L5:                                               ; preds = %L5, %middle.block
  %"##i#8487.0" = phi i64 [ %35, %L5 ], [ %resume.val, %middle.block ]
  %res.1 = phi double [ %34, %L5 ], [ %31, %middle.block ]
  %32 = getelementptr double* %17, i64 %"##i#8487.0"
  %33 = load double* %32, align 8
  %34 = fadd fast double %res.1, %33
  %35 = add i64 %"##i#8487.0", 1
  %exitcond = icmp eq i64 %35, %14
  br i1 %exitcond, label %L11, label %L5

L11:                                              ; preds = %L5, %middle.block, %pass2
  %res.3 = phi double [ 0.000000e+00, %pass2 ], [ %34, %L5 ], [ %31, %middle.block ]
  ret double %res.3
}
johnmyleswhite commented 9 years ago

I wonder if this is something that Base could help us with. I don't really understand why Nullable{Float64} needs any memory allocation.
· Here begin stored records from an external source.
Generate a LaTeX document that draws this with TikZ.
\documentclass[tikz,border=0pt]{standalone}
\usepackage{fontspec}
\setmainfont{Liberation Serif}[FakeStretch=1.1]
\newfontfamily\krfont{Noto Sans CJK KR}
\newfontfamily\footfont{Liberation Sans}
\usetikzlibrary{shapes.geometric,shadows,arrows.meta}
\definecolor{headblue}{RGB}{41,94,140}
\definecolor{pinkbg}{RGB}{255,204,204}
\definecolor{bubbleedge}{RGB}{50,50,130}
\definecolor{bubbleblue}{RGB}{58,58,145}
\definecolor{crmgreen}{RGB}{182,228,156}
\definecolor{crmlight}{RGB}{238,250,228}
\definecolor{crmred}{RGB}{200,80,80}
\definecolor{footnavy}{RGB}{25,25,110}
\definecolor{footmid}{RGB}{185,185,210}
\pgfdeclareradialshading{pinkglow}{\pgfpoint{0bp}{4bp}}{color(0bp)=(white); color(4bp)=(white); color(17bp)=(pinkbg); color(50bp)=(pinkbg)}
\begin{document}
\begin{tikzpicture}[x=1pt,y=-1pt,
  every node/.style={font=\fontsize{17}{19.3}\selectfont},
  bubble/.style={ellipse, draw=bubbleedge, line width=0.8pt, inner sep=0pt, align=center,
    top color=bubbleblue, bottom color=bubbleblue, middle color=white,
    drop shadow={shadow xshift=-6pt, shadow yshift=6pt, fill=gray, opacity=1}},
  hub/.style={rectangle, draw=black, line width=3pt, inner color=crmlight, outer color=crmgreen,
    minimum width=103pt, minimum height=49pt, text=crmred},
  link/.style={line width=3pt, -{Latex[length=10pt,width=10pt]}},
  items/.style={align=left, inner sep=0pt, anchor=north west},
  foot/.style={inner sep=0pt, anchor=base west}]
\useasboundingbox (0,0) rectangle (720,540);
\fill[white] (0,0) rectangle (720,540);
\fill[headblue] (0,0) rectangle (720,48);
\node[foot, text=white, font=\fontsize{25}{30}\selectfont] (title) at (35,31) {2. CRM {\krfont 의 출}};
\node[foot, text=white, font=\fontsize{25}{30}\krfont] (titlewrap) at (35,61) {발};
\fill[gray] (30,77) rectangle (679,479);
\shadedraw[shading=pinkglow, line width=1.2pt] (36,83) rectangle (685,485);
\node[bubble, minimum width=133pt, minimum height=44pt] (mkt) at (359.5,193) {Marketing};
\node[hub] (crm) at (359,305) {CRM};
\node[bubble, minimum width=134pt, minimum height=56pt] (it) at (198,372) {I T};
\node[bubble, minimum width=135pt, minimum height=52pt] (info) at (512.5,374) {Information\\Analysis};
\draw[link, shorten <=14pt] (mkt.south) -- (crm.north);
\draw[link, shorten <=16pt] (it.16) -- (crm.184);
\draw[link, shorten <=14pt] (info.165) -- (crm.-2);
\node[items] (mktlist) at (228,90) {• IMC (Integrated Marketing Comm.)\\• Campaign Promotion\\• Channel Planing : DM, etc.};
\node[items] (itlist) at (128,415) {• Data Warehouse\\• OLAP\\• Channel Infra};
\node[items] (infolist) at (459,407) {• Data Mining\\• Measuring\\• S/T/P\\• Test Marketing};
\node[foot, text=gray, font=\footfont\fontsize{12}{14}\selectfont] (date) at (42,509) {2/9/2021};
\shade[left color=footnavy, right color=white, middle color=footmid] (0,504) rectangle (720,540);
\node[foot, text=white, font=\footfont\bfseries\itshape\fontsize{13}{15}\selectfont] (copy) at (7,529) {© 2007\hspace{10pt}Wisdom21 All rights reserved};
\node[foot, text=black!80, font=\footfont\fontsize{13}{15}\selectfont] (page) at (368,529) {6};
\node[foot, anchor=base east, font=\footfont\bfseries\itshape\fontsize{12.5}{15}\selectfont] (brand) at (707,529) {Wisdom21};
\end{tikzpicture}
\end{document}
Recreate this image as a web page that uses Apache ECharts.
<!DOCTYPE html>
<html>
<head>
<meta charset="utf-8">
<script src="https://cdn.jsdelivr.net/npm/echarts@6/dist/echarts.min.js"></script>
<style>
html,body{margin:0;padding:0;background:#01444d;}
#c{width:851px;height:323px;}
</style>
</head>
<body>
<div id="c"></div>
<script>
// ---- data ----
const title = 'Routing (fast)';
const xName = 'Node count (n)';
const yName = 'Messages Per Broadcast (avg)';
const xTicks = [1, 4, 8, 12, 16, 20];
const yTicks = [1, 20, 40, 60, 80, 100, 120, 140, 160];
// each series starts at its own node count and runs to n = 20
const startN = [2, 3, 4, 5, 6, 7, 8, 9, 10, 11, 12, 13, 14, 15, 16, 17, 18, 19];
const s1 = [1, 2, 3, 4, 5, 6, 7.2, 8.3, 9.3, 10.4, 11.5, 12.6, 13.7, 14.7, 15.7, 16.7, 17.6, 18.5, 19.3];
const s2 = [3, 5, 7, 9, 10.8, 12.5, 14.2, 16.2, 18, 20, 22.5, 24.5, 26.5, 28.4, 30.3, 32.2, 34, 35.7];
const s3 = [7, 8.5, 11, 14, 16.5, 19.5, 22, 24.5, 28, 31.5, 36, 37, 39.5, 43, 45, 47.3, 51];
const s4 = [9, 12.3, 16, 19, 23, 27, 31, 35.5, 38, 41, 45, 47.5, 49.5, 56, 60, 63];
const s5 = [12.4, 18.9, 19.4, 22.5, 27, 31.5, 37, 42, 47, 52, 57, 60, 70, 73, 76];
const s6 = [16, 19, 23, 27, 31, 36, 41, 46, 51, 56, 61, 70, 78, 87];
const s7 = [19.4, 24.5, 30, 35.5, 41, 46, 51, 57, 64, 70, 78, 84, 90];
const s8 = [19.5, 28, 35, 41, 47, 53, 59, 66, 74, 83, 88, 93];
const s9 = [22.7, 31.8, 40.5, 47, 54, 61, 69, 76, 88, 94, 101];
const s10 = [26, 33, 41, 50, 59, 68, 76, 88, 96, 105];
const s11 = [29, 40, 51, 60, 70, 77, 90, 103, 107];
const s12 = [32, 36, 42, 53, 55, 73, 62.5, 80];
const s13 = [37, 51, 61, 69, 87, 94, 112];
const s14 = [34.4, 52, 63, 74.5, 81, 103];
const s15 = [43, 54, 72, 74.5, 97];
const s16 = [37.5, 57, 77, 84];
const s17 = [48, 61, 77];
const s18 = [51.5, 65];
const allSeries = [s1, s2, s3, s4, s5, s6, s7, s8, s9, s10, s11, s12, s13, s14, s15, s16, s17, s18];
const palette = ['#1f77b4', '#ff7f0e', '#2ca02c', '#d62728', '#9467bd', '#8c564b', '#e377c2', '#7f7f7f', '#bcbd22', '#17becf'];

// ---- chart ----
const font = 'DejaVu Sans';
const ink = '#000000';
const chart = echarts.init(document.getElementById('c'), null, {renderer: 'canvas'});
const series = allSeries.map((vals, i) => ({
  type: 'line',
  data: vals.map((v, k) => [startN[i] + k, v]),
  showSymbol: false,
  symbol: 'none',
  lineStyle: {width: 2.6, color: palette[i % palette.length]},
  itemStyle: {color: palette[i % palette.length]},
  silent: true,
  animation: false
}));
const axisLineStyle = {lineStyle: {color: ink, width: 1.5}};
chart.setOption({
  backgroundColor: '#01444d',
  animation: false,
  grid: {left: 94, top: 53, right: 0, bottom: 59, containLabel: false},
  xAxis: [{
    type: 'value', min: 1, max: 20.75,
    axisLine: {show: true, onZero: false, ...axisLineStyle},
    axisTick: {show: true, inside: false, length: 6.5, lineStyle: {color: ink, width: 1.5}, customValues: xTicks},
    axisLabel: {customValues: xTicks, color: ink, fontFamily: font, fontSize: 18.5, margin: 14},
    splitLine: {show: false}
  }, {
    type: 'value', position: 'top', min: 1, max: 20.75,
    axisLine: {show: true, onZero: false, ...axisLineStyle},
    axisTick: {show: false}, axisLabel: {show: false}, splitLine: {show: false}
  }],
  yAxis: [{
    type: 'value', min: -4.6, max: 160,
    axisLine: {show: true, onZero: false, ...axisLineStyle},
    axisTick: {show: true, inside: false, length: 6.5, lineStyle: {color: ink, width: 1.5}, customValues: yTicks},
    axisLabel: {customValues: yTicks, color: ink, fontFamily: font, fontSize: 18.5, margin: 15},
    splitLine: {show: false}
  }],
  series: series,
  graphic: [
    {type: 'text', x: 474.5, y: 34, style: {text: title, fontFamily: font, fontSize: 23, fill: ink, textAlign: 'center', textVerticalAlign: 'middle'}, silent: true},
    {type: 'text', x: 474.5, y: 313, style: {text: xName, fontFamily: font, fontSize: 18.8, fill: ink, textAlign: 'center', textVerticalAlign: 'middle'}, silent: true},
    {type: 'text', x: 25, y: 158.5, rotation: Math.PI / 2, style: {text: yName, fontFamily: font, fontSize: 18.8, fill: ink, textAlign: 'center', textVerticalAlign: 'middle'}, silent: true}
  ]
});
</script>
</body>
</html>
davidagold commented 9 years ago

Indeed, if that's even the reason (I may be misrepresenting Jacob's thought).

quinnj commented 9 years ago

It's not a crazy allocation, but there is a cost to constructing a Nullable type and grabbing an extra Bool. The reasoning for my code pattern above is for cases where you'll be working over the values of a NullableArray and have a good "default" value for null values.
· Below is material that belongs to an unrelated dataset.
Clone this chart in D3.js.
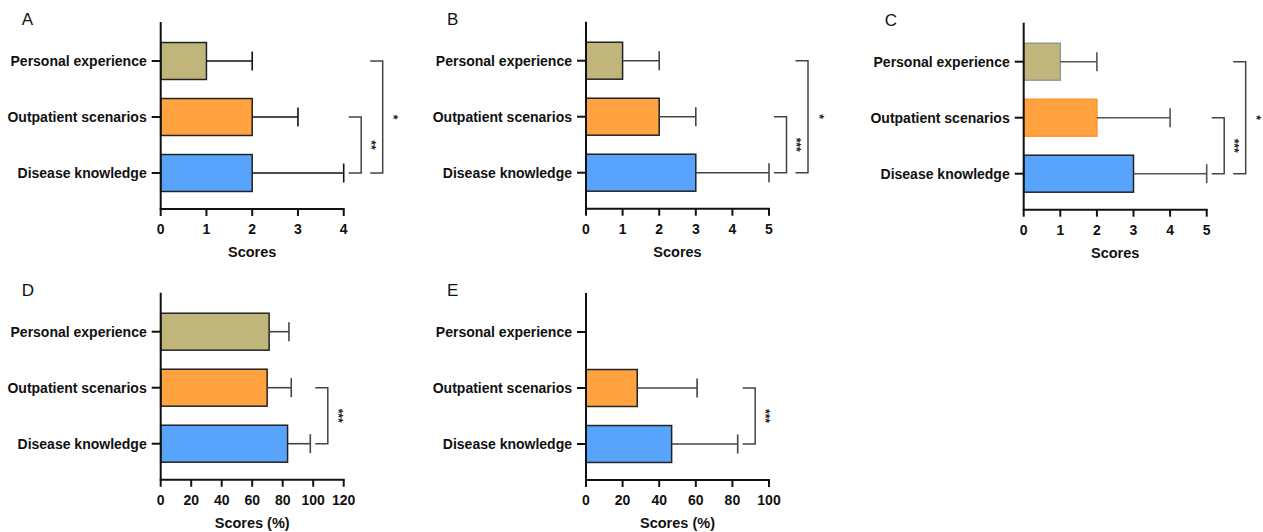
<!DOCTYPE html>
<html>
<head>
<meta charset="utf-8">
<script src="https://cdn.jsdelivr.net/npm/d3@7"></script>
<style>
  body { margin: 0; background: #fff; }
  svg { display: block; font-family: "Liberation Sans", Arial, sans-serif; }
  .cat-label { font-size: 14px; font-weight: bold; fill: #111; }
  .tick-label { font-size: 14px; font-weight: bold; fill: #111; }
  .axis-title { font-size: 14.5px; font-weight: bold; fill: #111; }
  .panel-letter { font-size: 17px; fill: #111; }
  .sig-text { font-size: 12px; font-weight: bold; fill: #222; }
</style>
</head>
<body>
<div id="chart"></div>
<script>
const categories = ["Personal experience", "Outpatient scenarios", "Disease knowledge"];
const panelLetters = ["A", "B", "C", "D", "E"];
const axisTitles = ["Scores", "Scores", "Scores", "Scores (%)", "Scores (%)"];

// mean values per category (same order as categories)
const meansA = [1, 2, 2];
const meansB = [1, 2, 3];
const meansC = [1, 2, 3];
const meansD = [71.1, 69.8, 83.2];
const meansE = [0, 28.0, 46.8];

// SD (upper error bar length)
const sdA = [1, 1, 2];
const sdB = [1, 1, 2];
const sdC = [1, 2, 2];
const sdD = [13.0, 15.8, 14.9];
const sdE = [0, 32.7, 36.1];

const ticksA = [0, 1, 2, 3, 4];
const ticksB = [0, 1, 2, 3, 4, 5];
const ticksC = [0, 1, 2, 3, 4, 5];
const ticksD = [0, 20, 40, 60, 80, 100, 120];
const ticksE = [0, 20, 40, 60, 80, 100];

// significance brackets: [from index, to index, label]
const sigA = [[1, 2, "**"], [0, 2, "*"]];
const sigB = [[1, 2, "***"], [0, 2, "*"]];
const sigC = [[1, 2, "***"], [0, 2, "*"]];
const sigD = [[1, 2, "***"]];
const sigE = [[1, 2, "***"]];

const fills = ["#C0B67C", "#FFA23F", "#58A3FB"];

const W = 1263, H = 532;
const plotW = 183, plotH = 187;

const panels = [
  {letter: panelLetters[0], title: axisTitles[0], means: meansA, sd: sdA, ticks: ticksA, sig: sigA, ox: 160.7, oy: 22, errColor: "#111"},
  {letter: panelLetters[1], title: axisTitles[1], means: meansB, sd: sdB, ticks: ticksB, sig: sigB, ox: 586, oy: 21.7, errColor: "#444"},
  {letter: panelLetters[2], title: axisTitles[2], means: meansC, sd: sdC, ticks: ticksC, sig: sigC, ox: 1023.7, oy: 22.7, errColor: "#555",
   strokes: ["#9a9a8a", "#FF9430", "#222"]},
  {letter: panelLetters[3], title: axisTitles[3], means: meansD, sd: sdD, ticks: ticksD, sig: sigD, ox: 160.7, oy: 292.7, errColor: "#444"},
  {letter: panelLetters[4], title: axisTitles[4], means: meansE, sd: sdE, ticks: ticksE, sig: sigE, ox: 586, oy: 293, errColor: "#444"}
];

const svg = d3.select("#chart").append("svg")
  .attr("width", W).attr("height", H)
  .attr("viewBox", `0 0 ${W} ${H}`);

panels.forEach(p => {
  const g = svg.append("g").attr("transform", `translate(${p.ox},${p.oy})`);

  const x = d3.scaleLinear().domain([0, d3.max(p.ticks)]).range([0, plotW]);
  const y = d3.scaleBand().domain(categories).range([11, 179]).paddingInner(0.34).paddingOuter(0.17);
  const rows = categories.map((c, i) => ({cat: c, mean: p.means[i], sd: p.sd[i], i}));

  // bars
  g.selectAll(".bar").data(rows.filter(d => d.mean > 0)).enter().append("rect")
    .attr("x", x(0))
    .attr("y", d => y(d.cat))
    .attr("width", d => x(d.mean) - x(0))
    .attr("height", y.bandwidth())
    .attr("fill", d => fills[d.i])
    .attr("stroke", d => p.strokes ? p.strokes[d.i] : "#222")
    .attr("stroke-width", 1.5);

  // error bars
  const eb = g.selectAll(".err").data(rows.filter(d => d.sd > 0)).enter().append("g")
    .attr("stroke", p.errColor).attr("stroke-width", 1.6);
  eb.append("line")
    .attr("x1", d => x(d.mean)).attr("x2", d => x(d.mean + d.sd))
    .attr("y1", d => y(d.cat) + y.bandwidth() / 2).attr("y2", d => y(d.cat) + y.bandwidth() / 2);
  eb.append("line")
    .attr("x1", d => x(d.mean + d.sd)).attr("x2", d => x(d.mean + d.sd))
    .attr("y1", d => y(d.cat) + y.bandwidth() / 2 - 9.5).attr("y2", d => y(d.cat) + y.bandwidth() / 2 + 9.5);

  // axes
  g.append("line").attr("x1", 0).attr("x2", 0).attr("y1", 0).attr("y2", plotH)
    .attr("stroke", "#111").attr("stroke-width", 2);
  g.append("line").attr("x1", -1).attr("x2", plotW + 1).attr("y1", plotH).attr("y2", plotH)
    .attr("stroke", "#111").attr("stroke-width", 2);

  // x ticks
  const xt = g.selectAll(".xt").data(p.ticks).enter().append("g")
    .attr("transform", d => `translate(${x(d)},${plotH})`);
  xt.append("line").attr("y1", 0).attr("y2", 7).attr("stroke", "#111").attr("stroke-width", 2);
  xt.append("text").attr("class", "tick-label").attr("y", 25).attr("text-anchor", "middle").text(d => d);

  // y ticks + labels
  const yt = g.selectAll(".yt").data(categories).enter().append("g")
    .attr("transform", d => `translate(0,${y(d) + y.bandwidth() / 2})`);
  yt.append("line").attr("x1", -9).attr("x2", 0).attr("stroke", "#111").attr("stroke-width", 2);
  yt.append("text").attr("class", "cat-label").attr("x", -14).attr("dy", "0.35em")
    .attr("text-anchor", "end").text(d => d);

  // axis title
  g.append("text").attr("class", "axis-title").attr("x", plotW / 2).attr("y", 235)
    .attr("text-anchor", "middle").text(p.title);

  // panel letter
  g.append("text").attr("class", "panel-letter").attr("x", -139).attr("y", 3).text(p.letter);

  // significance brackets
  const maxEnd = d3.max(rows, d => d.mean + d.sd);
  let armStart = x(maxEnd) + 5;
  p.sig.forEach(([a, b, label]) => {
    const y1 = y(categories[a]) + y.bandwidth() / 2;
    const y2 = y(categories[b]) + y.bandwidth() / 2;
    const vx = armStart + 12.5;
    g.append("path")
      .attr("d", `M${armStart},${y1}H${vx}V${y2}H${armStart}`)
      .attr("fill", "none").attr("stroke", "#444").attr("stroke-width", 1.5);
    const lx = vx + (label === "*" ? 11 : 10);
    g.append("text").attr("class", "sig-text")
      .attr("transform", `translate(${lx},${(y1 + y2) / 2}) rotate(90)`)
      .attr("text-anchor", "middle").attr("dy", "0.35em")
      .text(label);
    armStart = vx + 9;
  });
});
</script>
</body>
</html>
johnmyleswhite commented 9 years ago

Yeah, I'm on board with this interface. But it still seems really weird that there's any allocations since I would think you should always be able to keep the current nullable on the stack if it's wrapping a bitstype.

johnmyleswhite commented 9 years ago

My current take-away: what's wrong is actually that getindex has a branch in it.

johnmyleswhite commented 9 years ago

Given some improvements in this package and a tentative change in Base, we might not need this method for speed.

quinnj commented 9 years ago

+1 to removing the method

johnmyleswhite commented 9 years ago

I'm becoming more in favor of removing it.

davidagold commented 9 years ago

If its only conceivable use is in non-standard indexing methods, then +1. I can't really think of any other use for it ATM.

johnmyleswhite commented 9 years ago

The one conceivable use is making it easy to pull out the mask without even accessing the values array, but that exposes enough implementation details that it seems reasonable to just tell people to work with the internals if they need that kind of detail.

davidagold commented 9 years ago

Done. Easy enough to revert if we change our minds.